Now, just a few months later, this group of role players couldn’t be playing much better. Gallinari is — [knocks on all the wood] — healthy again and averaging 20 points a game on career-high 44.9 percent shooting from the field and a scorching 45.8 percent from 3. Harris keeps improving and is the competent wing the Clippers have been missing over the past six years. And rookie Gilgeous-Alexander looks like the team’s next great point guard.
Andrew Greif discussed how coach Doc Rivers is encouraging his team to shoot more threes and fewer long twos:
In a league recently conquered by the three-pointer — five years after Houston’s 26.4 attempts a game from deep led the league, that average would now rank 26th — the Clippers were falling behind entering Monday’s matchup against Minnesota. Only Cleveland, San Antonio and Indiana shot three-pointers at a lower frequency.
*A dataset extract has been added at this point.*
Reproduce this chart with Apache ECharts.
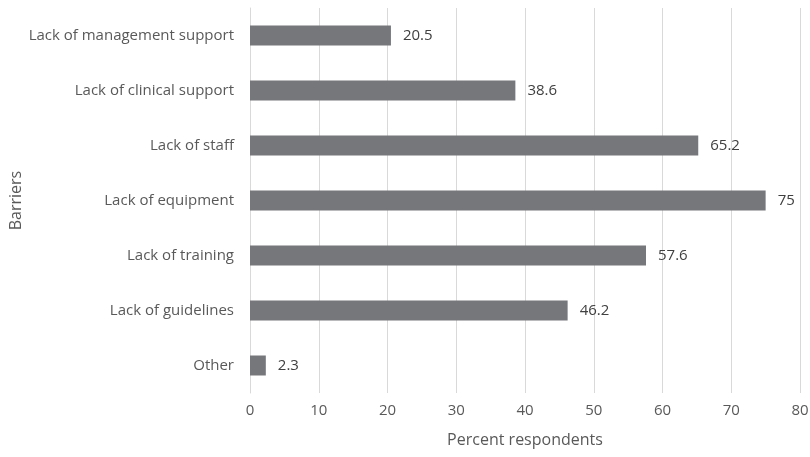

Knowing that, coach Doc Rivers devised a new practice rule the day before: Only two-point shots taken within the paint would count. “We were settling for too many contested twos,” Rivers said. “I thought our guys got that message.”
The Clippers (6-4) took a season-high 31 three-pointers and made 14 of them in the resulting 120-109 victory over the Timberwolves.